Maintenant, je ne vois guère en quoi cette absence de classement puisse constituer un “préjudice” pour votre “carrière”. (Soit dit en passant, et voyez comme le sens des mots évolue, je serais bien incapable d’appliquer à la succession de hasards qui ont déterminé mes emplois successifs un tel “ma carrière” sans avoir le sentiment d’être ridicule : il trahit, me semble-t-il - mais je me fourvoie bien sûr - une estime de soi assez peu compatible avec l’humilité qui convient à la représentation qu’on se fait généralement de la recherche.) Cette “absence de classement” ne figurera pas à votre casier judiciaire. Qui peut bien tenir l’argus, je vous le demande puisque vous avez une opinion sur la question si j’en crois les étudiants auxquels j’ai fait allusion, des classements effectués à l’université de la Réunion ? En quoi est-ce là un désaveu de votre excellence pédagogique ? Je me réjouis, bien entendu, que “Monsieur [N8]”, comme vous dites, vous ait “spontanément réitéré sa confiance”, comme on dit dans les journaux. Nous ne l’avions d’ailleurs pas classé non plus lorsqu’il s’était présenté sur le poste de Maître de conférences en Psychologie et il a trouvé dans l’administration du département de [...] un destin vraisemblablement plus conforme à son génie - il sera d’ailleurs bientôt doyen ou sénateur... Je ne doute pas un instant que, dans l’attente d’une telle opportunité, vous ne trouviez à employer votre expérience et vos talents. Vous semblez d’ailleurs oublier que, dans nos disciplines, il est assez exceptionnel d’incorporer l’université sa thèse tout juste soutenue.
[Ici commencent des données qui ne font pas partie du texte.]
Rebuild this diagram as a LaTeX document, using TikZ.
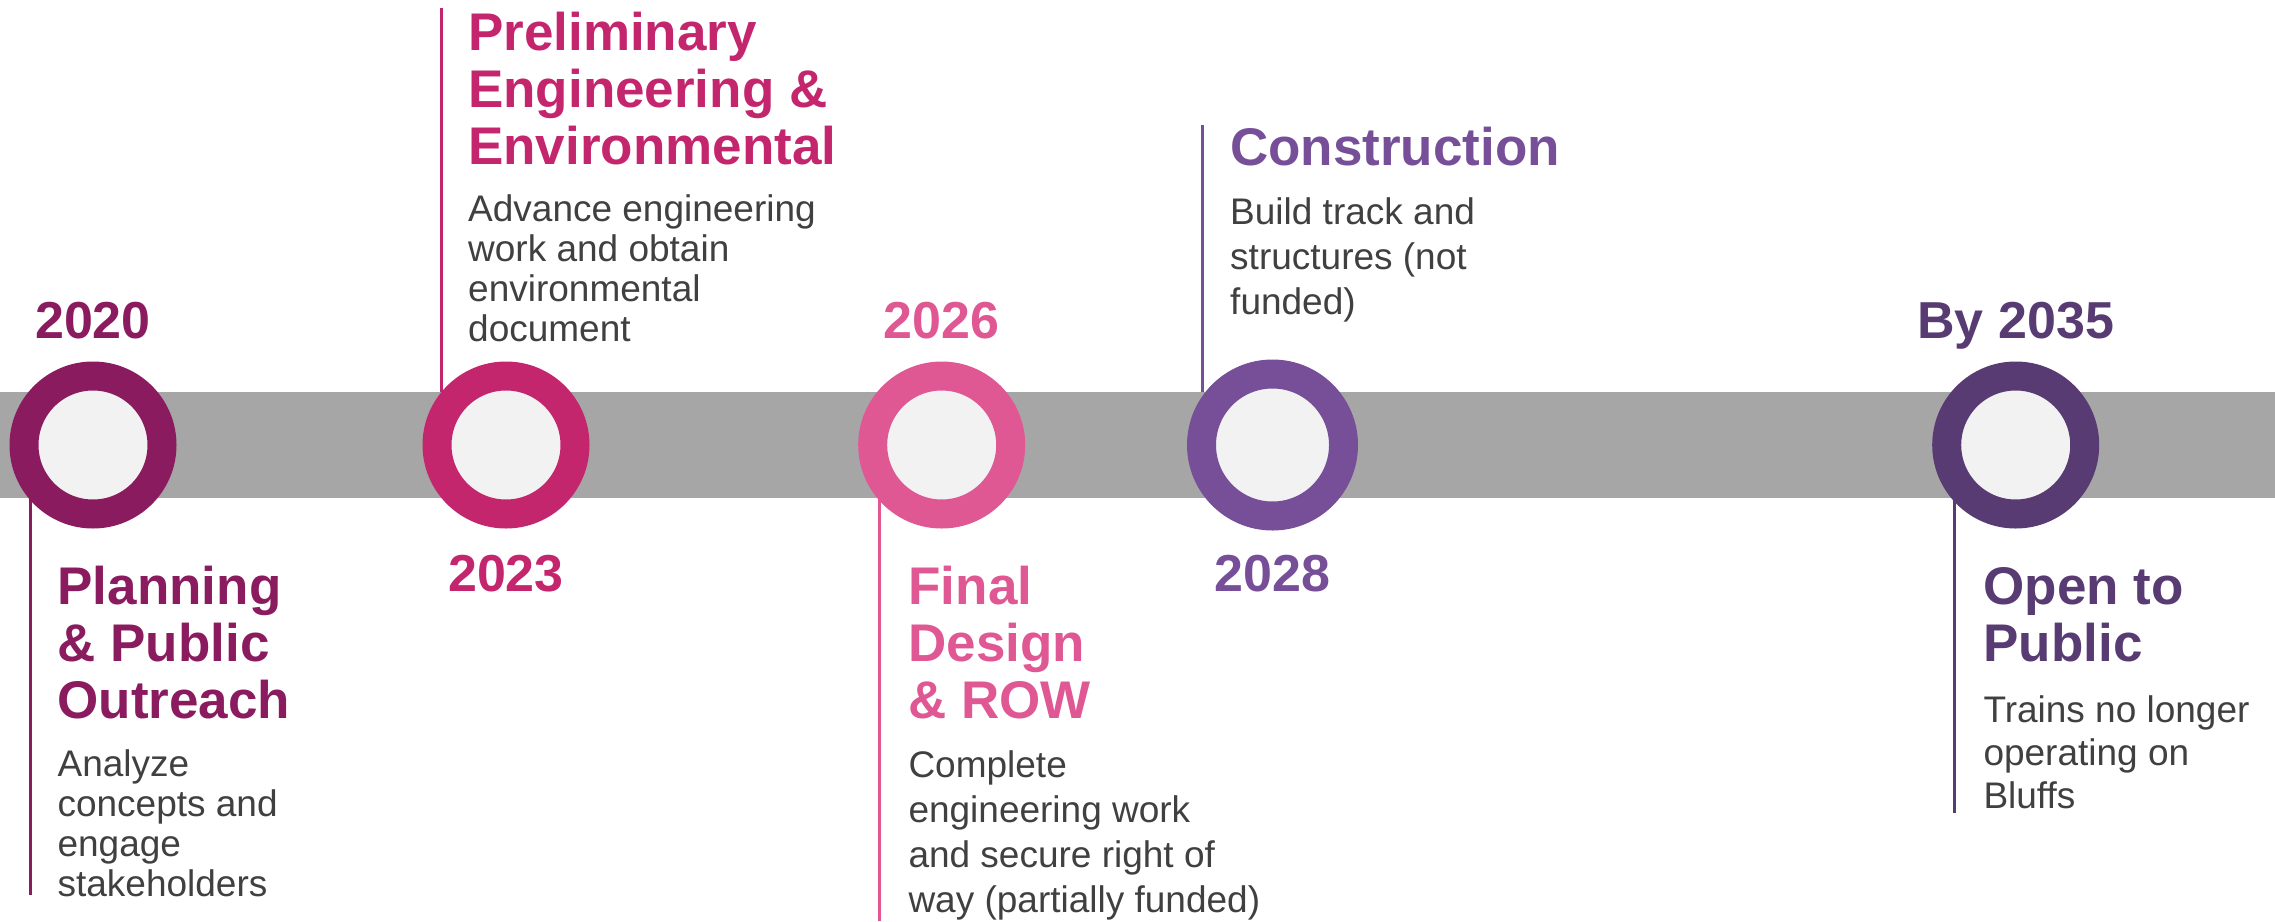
\documentclass[tikz,border=0pt]{standalone}
\usepackage{fontspec}
\setmainfont{Liberation Sans}
\usetikzlibrary{positioning}
\usetikzlibrary{backgrounds}

\definecolor{planc}{HTML}{8B1B5F}
\definecolor{prelc}{HTML}{C4266E}
\definecolor{finalc}{HTML}{DF5893}
\definecolor{buildc}{HTML}{774F98}
\definecolor{openc}{HTML}{583B72}
\definecolor{bargray}{HTML}{A6A6A6}
\definecolor{ringfill}{HTML}{F2F2F2}
\definecolor{blurbgray}{HTML}{404040}

\tikzset{
  ring/.style={circle, draw=#1, line width=29pt, fill=ringfill, minimum size=138pt, inner sep=0, outer sep=0},
  yearlabel/.style={font=\bfseries\fontsize{52}{57}\selectfont, text=#1, inner sep=0},
  phase/.style={font=\bfseries\fontsize{53}{57}\selectfont, text=#1, align=left, inner sep=0, anchor=north west},
  blurb/.style={font=\fontsize{37}{#1}\selectfont, text=blurbgray, align=left, inner sep=0, anchor=north west},
  stem/.style={draw=#1, line width=3pt},
}

\begin{document}
\begin{tikzpicture}[x=1pt,y=-1pt]
\useasboundingbox (0,0) rectangle (2275,921);

% milestones on the bar
\node[ring=planc] (m1) at (93,445) {};
\node[ring=prelc] (m2) at (506,445) {};
\node[ring=finalc] (m3) at (941.7,445) {};
\node[ring=buildc, minimum size=142pt] (m4) at (1272.5,445) {};
\node[ring=openc] (m5) at (2015.7,445) {};

% years
\node[yearlabel=planc, above=38pt of m1, anchor=base] (y1) {2020};
\node[yearlabel=prelc, below=41pt of m2] (y2) {2023};
\node[yearlabel=finalc, above=38pt of m3, anchor=base] (y3) {2026};
\node[yearlabel=buildc, below=39pt of m4] (y4) {2028};
\node[yearlabel=openc, above=38pt of m5, anchor=base] (y5) {By 2035};

% phase titles
\node[phase=planc] (t1) at (57.4,565.6) {Planning\\\& Public\\Outreach};
\node[phase=prelc] (t2) at (468,11.7) {Preliminary\\Engineering \&\\Environmental};
\node[phase=finalc] (t3) at (908.3,565.6) {Final\\Design\\\& ROW};
\node[phase=buildc] (t4) at (1230,126.7) {Construction};
\node[phase=openc] (t5) at (1983.3,567.6) {Open to\\Public};

% descriptions
\node[blurb=40, below=31pt of t1.south west, anchor=north west] (d1) {Analyze\\concepts and\\engage\\stakeholders};
\node[blurb=40, below=29pt of t2.south west, anchor=north west] (d2) {Advance engineering\\work and obtain\\environmental\\document};
\node[blurb=45, below=32pt of t3.south west, anchor=north west] (d3) {Complete\\engineering work\\and secure right of\\way (partially funded)};
\node[blurb=45, below=31pt of t4.south west, anchor=north west] (d4) {Build track and\\structures (not\\funded)};
\node[blurb=43, below=33pt of t5.south west, anchor=north west] (d5) {Trains no longer\\operating on\\Bluffs};

% stem ends
\coordinate (e1) at (30.6,895);
\coordinate (e2) at (441.7,8);
\coordinate (e3) at (879.3,921);
\coordinate (e4) at (1202.7,125);
\coordinate (e5) at (1954,812.6);

\begin{scope}[on background layer]
\draw[stem=planc] (e1 |- m1.center) -- (e1);
\draw[stem=prelc] (e2) -- (e2 |- m2.center);
\draw[stem=finalc] (e3 |- m3.center) -- (e3);
\draw[stem=buildc] (e4) -- (e4 |- m4.center);
\draw[stem=openc] (e5 |- m5.center) -- (e5);
% the bar
\fill[bargray] (0,392) rectangle (2275,498);
\end{scope}
\end{tikzpicture}
\end{document}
Avec son université, sa délocalisation, son IUT, son IUFM, ses organismes de formation qui se comptent par centaines, ses bureaux d’étude qui poussent comme des champignons après la pluie des subventions, la Réunion est, si vous m’autorisez le créole, un généreux pied de riz.
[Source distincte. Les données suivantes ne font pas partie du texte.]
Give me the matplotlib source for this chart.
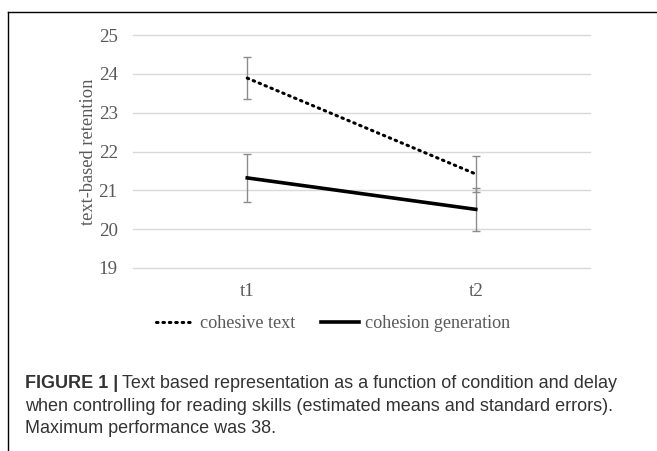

Je me demande toutefois si, avec l’aménité dont vous faites preuve avec une belle constance à l’endroit de vos juges d’occasion, vous ne leur donnez pas des arguments a posteriori et si vous ne les confirmez pas dans leur jugement sous d’autres attendus. Au moins aux yeux des tiers devant qui vous entendez plaider votre cause, justifiant vous-même une exclusive personnelle (comme si le jugement avait été : “On ne veut surtout pas d’elle !”) alors qu’il n’était question que de l’adéquation d’une candidature et d’un poste déterminé. Le fait de ne pas correspondre au profil demandé ne constitue nullement un “désaveu”; je crains en revanche qu’on ne se méfie de votre disposition, après tout normale, à vous faire le juge de vos juges et, davantage encore, l’imprécateur de ceux qui, mettant le devoir de conscience avant le devoir de tranquillité, passent en travers de votre chemin. S’il est un danger, en effet, dont les Commissions de spécialistes se gardent comme de la peste, c’est du recrutement de collègues que l’année de probation ne suffit pas toujours à révéler : tel mouton est devenu un loup enragé maintenant qu’il est presque au pinacle. Comme le remarquait l’immortel auteur de Kim van Kieu, qui était magistrat à la cour impériale, on juge, bien sûr, selon le droit, mais au fond selon son coeur. Les apparences sont d’autant plus trompeuses, vous le savez, qu’elles ne trompent pas toujours. Il n’est pas impossible, je n’en sais rien, que quelque indice, quand bien même un candidat présenterait un programme propre à emporter la décision, ne le disqualifie. A votre place - si vous me permettez - je serais davantage attentif, j’imagine, aux signes.

Je n’ai bien entendu pas la naïveté de croire que toutes ces explications répondent à votre question et encore moins qu’elles vous satisfassent. Je ne terminerai pas non plus en disant, comme on peut le lire aussi dans les journaux, que “pour ce qui me concerne, la polémique est close”. “Seuls les morts ont vu la fin de la guerre”...


B. C.


Copie:

- Monsieur le Président de l’université de la Réunion
- Monsieur le Doyen de la Faculté des Lettres
- Madame et Messieurs les Présidents des Commissions des spécialistes de la Faculté des Lettres
- Monsieur le Président de la Commission des spécialistes de Sciences Economiques et de Sciences de Gestion.